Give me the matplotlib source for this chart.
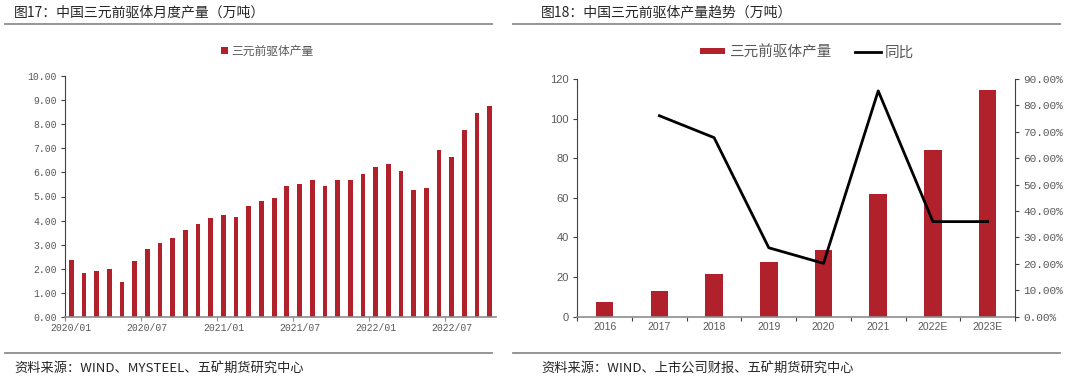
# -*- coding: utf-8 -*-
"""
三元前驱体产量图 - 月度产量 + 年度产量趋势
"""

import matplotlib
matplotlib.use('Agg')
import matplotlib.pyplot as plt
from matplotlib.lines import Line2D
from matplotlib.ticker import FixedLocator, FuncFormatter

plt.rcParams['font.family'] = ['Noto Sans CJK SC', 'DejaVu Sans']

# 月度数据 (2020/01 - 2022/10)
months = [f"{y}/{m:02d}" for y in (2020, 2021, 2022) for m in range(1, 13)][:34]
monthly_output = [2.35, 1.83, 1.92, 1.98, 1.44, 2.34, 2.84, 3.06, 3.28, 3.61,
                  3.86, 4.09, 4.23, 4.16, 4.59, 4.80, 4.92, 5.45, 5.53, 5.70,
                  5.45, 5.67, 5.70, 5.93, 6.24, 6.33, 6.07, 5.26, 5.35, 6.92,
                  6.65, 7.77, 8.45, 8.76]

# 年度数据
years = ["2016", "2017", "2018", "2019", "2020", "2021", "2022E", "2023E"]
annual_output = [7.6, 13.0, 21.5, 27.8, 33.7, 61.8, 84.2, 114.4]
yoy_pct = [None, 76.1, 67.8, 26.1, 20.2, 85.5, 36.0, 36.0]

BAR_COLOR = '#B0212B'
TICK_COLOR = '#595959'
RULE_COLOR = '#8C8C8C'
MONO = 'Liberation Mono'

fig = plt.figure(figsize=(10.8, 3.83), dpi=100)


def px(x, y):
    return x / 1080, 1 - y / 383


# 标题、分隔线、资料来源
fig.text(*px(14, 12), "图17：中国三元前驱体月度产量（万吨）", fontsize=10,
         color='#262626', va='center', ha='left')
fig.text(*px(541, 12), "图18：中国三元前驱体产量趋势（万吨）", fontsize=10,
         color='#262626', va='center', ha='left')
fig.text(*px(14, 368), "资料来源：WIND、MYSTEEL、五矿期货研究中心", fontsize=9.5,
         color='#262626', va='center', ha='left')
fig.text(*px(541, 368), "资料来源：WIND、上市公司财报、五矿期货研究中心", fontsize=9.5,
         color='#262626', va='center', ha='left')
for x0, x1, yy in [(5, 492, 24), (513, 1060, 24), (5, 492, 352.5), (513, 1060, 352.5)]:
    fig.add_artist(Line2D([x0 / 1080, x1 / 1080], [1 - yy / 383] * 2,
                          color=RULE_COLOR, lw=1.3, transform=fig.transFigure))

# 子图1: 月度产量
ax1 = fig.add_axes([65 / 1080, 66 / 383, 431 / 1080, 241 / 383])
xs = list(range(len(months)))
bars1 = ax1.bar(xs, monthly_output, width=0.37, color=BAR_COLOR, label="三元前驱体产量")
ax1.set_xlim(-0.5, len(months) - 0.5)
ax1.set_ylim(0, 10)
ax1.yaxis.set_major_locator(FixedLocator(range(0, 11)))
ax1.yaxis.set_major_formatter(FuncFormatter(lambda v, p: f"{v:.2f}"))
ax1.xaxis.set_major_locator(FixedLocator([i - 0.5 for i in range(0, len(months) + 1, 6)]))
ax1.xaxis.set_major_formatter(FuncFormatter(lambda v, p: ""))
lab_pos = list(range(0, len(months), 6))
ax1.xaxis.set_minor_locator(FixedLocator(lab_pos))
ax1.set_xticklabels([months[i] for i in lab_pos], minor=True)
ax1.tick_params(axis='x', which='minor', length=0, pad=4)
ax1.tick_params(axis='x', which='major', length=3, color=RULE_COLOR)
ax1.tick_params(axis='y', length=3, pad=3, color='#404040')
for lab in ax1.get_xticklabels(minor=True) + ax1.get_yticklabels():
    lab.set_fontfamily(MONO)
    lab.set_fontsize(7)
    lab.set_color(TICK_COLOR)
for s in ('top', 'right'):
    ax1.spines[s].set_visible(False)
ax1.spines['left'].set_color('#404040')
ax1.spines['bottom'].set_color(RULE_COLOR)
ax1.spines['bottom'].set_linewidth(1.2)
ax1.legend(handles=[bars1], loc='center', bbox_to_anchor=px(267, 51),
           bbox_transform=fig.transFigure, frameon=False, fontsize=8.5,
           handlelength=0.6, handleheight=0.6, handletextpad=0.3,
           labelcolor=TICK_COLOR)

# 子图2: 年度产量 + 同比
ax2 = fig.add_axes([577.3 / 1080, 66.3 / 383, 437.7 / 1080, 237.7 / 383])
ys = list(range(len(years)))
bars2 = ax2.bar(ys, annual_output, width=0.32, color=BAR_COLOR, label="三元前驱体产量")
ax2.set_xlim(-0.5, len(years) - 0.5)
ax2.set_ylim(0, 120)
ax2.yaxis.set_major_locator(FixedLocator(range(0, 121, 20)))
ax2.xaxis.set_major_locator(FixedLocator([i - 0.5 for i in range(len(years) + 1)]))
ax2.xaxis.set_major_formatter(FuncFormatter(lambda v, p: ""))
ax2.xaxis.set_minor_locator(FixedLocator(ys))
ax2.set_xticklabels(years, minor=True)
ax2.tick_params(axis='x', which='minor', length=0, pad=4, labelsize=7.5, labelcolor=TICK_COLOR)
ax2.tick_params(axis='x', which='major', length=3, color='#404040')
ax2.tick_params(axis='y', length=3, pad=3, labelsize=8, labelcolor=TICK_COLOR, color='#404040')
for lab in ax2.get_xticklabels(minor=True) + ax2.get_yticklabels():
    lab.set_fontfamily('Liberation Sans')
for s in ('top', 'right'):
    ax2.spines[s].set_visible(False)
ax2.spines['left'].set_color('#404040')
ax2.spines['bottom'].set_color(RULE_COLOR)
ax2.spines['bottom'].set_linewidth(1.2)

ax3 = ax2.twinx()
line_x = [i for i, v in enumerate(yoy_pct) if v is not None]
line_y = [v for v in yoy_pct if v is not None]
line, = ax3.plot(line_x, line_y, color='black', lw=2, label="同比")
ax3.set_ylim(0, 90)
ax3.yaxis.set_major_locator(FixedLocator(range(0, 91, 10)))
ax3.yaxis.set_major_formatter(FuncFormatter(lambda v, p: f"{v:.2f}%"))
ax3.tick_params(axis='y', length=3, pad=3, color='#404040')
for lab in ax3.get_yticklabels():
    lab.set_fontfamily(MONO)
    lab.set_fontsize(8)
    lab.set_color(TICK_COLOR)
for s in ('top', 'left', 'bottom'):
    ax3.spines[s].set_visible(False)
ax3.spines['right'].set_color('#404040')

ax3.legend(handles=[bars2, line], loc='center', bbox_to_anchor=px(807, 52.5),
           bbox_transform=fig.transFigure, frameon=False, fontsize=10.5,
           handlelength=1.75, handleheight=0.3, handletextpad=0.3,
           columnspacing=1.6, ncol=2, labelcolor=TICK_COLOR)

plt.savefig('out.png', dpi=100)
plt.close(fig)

+---+

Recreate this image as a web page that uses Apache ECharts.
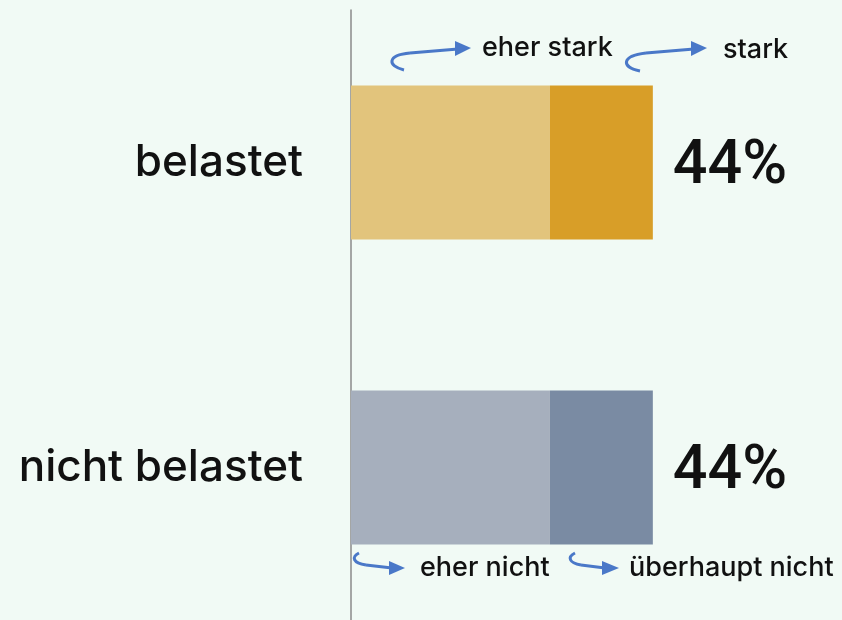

+---+

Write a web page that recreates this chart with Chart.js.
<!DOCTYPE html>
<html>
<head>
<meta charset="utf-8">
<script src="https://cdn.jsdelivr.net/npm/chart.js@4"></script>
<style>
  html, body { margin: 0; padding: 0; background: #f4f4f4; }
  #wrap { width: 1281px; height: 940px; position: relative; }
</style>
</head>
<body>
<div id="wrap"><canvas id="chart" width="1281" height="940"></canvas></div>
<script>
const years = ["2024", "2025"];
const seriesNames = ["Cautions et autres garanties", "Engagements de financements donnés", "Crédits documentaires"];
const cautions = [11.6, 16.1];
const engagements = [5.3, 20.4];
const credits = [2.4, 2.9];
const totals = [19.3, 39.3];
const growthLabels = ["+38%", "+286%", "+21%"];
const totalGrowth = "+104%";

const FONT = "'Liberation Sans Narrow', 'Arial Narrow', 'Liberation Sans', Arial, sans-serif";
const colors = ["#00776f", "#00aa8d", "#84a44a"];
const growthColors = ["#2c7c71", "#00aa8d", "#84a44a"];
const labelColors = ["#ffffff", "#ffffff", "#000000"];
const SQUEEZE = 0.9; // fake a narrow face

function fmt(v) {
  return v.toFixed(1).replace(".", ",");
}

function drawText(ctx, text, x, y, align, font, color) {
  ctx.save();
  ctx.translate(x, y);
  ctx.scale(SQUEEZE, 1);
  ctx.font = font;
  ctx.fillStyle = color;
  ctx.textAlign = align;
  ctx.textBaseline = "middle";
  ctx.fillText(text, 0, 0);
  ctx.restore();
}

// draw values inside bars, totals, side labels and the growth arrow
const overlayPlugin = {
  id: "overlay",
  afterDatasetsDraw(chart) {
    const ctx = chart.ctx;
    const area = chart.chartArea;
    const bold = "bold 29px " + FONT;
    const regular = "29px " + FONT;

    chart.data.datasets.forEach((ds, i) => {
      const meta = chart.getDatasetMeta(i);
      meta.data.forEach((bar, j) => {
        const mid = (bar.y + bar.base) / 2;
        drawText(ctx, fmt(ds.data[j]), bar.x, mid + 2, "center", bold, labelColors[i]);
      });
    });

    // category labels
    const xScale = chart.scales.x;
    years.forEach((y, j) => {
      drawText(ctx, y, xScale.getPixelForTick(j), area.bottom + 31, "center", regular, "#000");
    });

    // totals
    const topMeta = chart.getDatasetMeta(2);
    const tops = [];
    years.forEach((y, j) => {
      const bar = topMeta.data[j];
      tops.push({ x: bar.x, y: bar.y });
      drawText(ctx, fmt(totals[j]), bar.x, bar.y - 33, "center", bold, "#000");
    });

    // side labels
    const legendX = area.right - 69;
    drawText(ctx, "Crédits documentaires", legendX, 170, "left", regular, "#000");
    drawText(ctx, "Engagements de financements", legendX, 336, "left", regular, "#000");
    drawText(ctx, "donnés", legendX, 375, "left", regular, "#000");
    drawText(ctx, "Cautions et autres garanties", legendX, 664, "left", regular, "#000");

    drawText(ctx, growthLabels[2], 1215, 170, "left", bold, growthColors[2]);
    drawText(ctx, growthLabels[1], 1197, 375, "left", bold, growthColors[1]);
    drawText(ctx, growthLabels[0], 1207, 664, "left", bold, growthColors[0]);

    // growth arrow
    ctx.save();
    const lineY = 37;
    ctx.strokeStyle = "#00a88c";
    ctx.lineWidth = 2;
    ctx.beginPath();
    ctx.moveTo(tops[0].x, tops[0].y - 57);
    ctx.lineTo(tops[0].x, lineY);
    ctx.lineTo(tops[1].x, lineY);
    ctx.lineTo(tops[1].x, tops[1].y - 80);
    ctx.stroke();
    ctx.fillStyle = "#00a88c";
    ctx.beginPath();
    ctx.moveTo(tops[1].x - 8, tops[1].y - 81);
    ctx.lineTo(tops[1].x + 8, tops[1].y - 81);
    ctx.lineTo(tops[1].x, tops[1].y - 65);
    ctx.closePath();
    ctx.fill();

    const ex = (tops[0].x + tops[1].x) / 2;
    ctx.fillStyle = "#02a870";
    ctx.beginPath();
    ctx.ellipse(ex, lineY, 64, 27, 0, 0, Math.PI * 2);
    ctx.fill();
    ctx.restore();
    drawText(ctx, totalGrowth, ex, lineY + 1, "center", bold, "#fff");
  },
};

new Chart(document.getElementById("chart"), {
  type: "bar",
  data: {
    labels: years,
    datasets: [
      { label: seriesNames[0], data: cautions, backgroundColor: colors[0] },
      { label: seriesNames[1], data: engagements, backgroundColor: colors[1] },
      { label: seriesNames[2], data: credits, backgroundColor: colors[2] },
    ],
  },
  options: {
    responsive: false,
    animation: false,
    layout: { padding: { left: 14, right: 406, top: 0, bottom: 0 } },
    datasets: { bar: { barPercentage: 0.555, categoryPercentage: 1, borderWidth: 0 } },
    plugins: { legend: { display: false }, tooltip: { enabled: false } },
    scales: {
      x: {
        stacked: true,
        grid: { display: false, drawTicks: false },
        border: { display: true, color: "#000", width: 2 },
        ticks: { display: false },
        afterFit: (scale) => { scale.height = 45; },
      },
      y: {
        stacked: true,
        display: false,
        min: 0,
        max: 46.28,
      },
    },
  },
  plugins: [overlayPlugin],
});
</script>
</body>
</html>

+---+

_Problem to work on_
Extract all lines from the material above that include the word "matplotlib".

_Task response_
Give me the matplotlib source for this chart.
import matplotlib
matplotlib.use('Agg')
import matplotlib.pyplot as plt
from matplotlib.lines import Line2D
from matplotlib.ticker import FixedLocator, FuncFormatter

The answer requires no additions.